TASK REQUIREMENTS – Start at the line that contains "Write the Chart.js code for this chart.", stop at the line that contains "const INK = '#1c1c1c';", and repeat every line in that span, those two included, with no pictures.

STORED DATA –
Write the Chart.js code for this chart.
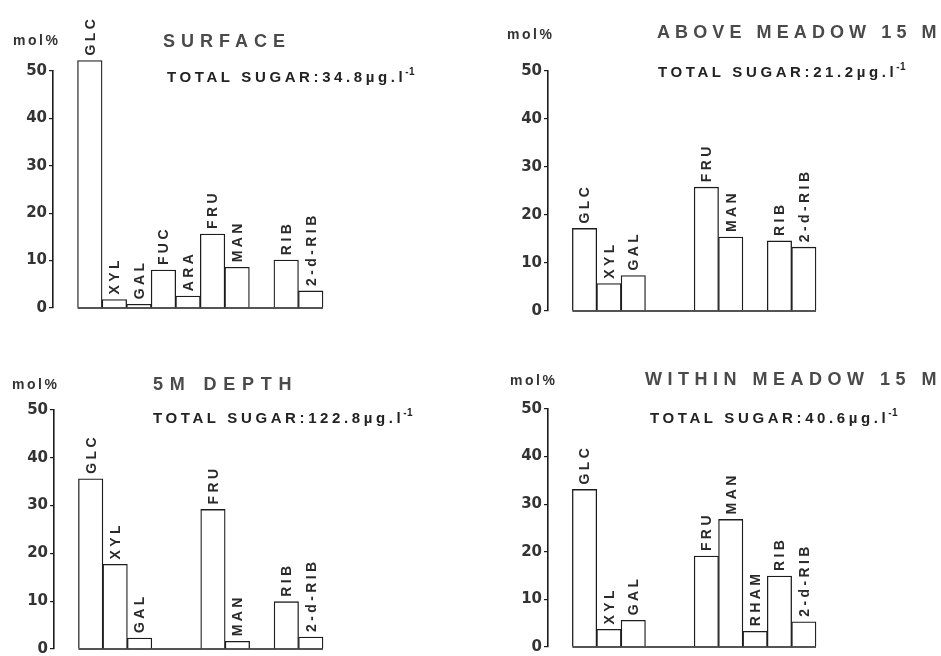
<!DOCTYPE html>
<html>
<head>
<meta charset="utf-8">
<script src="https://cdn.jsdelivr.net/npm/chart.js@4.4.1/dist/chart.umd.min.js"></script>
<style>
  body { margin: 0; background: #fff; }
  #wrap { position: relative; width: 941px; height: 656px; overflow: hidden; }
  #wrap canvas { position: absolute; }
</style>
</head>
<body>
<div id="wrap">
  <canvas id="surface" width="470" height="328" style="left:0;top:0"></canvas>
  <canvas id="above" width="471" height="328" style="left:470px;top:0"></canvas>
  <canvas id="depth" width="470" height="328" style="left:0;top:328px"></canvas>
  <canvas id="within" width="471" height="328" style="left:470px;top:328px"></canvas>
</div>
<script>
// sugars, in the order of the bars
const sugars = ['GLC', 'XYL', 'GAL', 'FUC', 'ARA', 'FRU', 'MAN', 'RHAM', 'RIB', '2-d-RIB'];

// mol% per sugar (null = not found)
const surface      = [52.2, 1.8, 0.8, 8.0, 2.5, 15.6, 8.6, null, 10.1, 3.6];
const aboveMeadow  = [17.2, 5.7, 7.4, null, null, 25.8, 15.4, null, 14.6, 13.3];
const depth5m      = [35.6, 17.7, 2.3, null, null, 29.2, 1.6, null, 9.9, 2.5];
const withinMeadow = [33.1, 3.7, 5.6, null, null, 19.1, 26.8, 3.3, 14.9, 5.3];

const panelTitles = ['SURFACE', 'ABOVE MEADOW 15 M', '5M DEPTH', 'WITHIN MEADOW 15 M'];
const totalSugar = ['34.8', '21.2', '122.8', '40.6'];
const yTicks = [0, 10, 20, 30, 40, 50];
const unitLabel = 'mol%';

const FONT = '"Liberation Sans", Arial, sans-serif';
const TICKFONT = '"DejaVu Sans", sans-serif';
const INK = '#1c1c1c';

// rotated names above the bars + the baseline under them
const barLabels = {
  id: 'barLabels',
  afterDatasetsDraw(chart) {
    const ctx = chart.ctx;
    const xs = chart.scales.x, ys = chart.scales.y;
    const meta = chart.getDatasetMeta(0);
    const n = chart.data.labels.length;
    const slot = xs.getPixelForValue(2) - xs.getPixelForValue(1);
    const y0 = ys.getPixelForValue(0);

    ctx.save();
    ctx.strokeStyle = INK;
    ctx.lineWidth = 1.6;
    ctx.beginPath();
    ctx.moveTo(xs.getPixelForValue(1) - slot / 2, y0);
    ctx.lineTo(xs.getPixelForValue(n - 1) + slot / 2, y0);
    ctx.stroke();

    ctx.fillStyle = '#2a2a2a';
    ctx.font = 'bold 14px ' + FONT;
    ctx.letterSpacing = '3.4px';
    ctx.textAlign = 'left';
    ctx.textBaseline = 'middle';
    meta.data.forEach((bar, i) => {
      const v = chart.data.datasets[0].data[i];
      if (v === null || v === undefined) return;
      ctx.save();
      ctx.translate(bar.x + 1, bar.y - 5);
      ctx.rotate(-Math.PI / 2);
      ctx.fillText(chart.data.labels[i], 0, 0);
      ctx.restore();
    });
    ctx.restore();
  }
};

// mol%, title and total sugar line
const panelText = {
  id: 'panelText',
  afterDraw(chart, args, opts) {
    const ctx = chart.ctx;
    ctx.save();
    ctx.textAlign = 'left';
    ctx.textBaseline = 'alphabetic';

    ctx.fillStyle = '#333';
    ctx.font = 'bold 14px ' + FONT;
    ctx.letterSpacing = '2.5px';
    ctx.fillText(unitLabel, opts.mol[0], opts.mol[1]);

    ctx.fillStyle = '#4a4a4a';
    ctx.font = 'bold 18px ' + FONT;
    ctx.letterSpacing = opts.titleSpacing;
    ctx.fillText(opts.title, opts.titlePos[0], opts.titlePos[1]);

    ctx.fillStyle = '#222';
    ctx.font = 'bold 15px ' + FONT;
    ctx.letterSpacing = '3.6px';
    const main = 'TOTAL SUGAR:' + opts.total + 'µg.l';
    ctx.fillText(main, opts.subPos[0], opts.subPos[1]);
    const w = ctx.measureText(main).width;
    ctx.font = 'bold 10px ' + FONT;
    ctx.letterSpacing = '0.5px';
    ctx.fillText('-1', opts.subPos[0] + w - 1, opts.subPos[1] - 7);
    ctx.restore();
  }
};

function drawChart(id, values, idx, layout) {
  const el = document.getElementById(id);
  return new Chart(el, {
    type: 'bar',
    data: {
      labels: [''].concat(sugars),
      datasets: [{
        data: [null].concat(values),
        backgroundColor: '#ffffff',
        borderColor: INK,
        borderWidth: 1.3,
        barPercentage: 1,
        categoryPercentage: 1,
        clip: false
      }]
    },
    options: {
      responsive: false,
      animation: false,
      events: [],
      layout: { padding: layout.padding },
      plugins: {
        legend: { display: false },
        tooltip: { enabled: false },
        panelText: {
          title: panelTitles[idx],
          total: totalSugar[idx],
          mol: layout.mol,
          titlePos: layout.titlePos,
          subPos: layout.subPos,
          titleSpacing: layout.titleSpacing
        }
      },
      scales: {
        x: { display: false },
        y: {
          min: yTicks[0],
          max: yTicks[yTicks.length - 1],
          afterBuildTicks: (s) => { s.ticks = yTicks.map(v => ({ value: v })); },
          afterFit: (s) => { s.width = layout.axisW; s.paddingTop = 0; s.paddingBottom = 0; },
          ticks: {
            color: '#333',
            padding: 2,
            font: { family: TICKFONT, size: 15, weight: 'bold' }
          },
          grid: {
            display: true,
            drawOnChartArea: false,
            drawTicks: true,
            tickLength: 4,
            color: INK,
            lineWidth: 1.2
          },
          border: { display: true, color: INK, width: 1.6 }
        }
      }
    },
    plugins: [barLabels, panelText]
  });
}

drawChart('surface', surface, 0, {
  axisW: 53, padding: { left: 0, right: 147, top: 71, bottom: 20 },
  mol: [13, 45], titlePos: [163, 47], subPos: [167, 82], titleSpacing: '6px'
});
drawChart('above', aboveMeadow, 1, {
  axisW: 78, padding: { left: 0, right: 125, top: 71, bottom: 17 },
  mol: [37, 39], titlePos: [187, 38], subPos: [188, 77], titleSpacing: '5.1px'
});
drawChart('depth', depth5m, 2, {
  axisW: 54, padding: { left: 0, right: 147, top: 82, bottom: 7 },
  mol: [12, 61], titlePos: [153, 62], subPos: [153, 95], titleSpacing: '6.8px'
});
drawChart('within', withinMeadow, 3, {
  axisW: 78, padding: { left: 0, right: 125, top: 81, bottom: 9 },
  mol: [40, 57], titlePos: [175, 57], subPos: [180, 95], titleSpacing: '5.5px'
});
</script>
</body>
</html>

==

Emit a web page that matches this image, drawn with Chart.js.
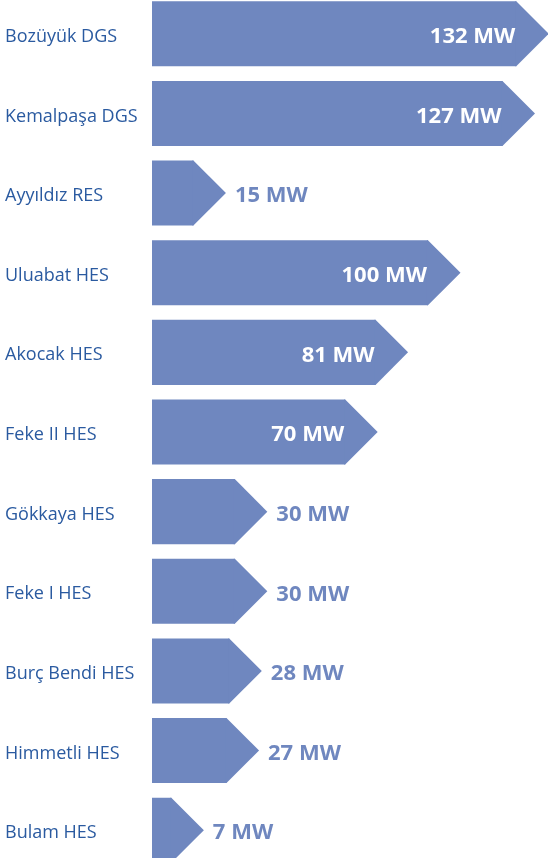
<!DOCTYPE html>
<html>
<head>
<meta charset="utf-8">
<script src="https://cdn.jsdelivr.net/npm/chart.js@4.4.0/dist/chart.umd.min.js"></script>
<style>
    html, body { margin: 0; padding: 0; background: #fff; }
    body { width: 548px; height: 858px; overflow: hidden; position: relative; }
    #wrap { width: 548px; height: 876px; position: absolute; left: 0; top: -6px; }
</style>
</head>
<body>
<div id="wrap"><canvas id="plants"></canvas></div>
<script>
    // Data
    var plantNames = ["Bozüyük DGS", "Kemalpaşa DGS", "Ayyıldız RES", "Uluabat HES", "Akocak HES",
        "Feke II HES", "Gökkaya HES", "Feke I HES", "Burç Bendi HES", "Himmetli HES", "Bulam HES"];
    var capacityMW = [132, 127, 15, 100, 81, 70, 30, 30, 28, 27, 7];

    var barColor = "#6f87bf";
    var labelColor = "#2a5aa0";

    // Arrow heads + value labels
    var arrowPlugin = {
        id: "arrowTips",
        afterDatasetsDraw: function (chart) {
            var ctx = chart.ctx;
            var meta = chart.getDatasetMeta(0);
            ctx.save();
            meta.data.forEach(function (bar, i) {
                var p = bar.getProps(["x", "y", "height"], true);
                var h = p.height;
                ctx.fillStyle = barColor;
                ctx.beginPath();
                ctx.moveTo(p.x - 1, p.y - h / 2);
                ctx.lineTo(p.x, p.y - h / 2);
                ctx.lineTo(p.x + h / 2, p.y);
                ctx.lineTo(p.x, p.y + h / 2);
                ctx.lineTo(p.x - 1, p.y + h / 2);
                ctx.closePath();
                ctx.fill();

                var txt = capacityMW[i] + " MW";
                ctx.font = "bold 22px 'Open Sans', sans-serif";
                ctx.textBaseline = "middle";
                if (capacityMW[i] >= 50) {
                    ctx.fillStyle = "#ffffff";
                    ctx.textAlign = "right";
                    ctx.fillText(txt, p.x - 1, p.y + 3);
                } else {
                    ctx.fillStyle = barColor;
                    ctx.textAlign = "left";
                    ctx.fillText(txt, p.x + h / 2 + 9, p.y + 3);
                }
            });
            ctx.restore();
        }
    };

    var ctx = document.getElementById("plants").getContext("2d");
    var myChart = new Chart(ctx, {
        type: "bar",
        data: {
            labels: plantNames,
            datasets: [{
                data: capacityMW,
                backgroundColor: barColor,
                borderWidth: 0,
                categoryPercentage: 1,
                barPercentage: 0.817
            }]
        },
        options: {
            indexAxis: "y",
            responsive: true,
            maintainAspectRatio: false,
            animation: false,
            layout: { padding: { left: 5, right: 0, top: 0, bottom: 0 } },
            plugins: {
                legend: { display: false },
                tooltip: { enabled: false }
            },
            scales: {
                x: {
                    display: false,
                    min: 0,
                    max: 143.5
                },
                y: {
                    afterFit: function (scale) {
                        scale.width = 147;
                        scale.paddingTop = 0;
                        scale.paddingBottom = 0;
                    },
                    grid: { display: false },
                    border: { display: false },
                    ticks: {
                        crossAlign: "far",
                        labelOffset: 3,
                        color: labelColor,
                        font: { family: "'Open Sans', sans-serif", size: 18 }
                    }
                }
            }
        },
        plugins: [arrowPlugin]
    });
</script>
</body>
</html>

RESPONSE TO THIS EXERCISE –
Write the Chart.js code for this chart.
<!DOCTYPE html>
<html>
<head>
<meta charset="utf-8">
<script src="https://cdn.jsdelivr.net/npm/chart.js@4.4.1/dist/chart.umd.min.js"></script>
<style>
  body { margin: 0; background: #fff; }
  #wrap { position: relative; width: 941px; height: 656px; overflow: hidden; }
  #wrap canvas { position: absolute; }
</style>
</head>
<body>
<div id="wrap">
  <canvas id="surface" width="470" height="328" style="left:0;top:0"></canvas>
  <canvas id="above" width="471" height="328" style="left:470px;top:0"></canvas>
  <canvas id="depth" width="470" height="328" style="left:0;top:328px"></canvas>
  <canvas id="within" width="471" height="328" style="left:470px;top:328px"></canvas>
</div>
<script>
// sugars, in the order of the bars
const sugars = ['GLC', 'XYL', 'GAL', 'FUC', 'ARA', 'FRU', 'MAN', 'RHAM', 'RIB', '2-d-RIB'];

// mol% per sugar (null = not found)
const surface      = [52.2, 1.8, 0.8, 8.0, 2.5, 15.6, 8.6, null, 10.1, 3.6];
const aboveMeadow  = [17.2, 5.7, 7.4, null, null, 25.8, 15.4, null, 14.6, 13.3];
const depth5m      = [35.6, 17.7, 2.3, null, null, 29.2, 1.6, null, 9.9, 2.5];
const withinMeadow = [33.1, 3.7, 5.6, null, null, 19.1, 26.8, 3.3, 14.9, 5.3];

const panelTitles = ['SURFACE', 'ABOVE MEADOW 15 M', '5M DEPTH', 'WITHIN MEADOW 15 M'];
const totalSugar = ['34.8', '21.2', '122.8', '40.6'];
const yTicks = [0, 10, 20, 30, 40, 50];
const unitLabel = 'mol%';

const FONT = '"Liberation Sans", Arial, sans-serif';
const TICKFONT = '"DejaVu Sans", sans-serif';
const INK = '#1c1c1c';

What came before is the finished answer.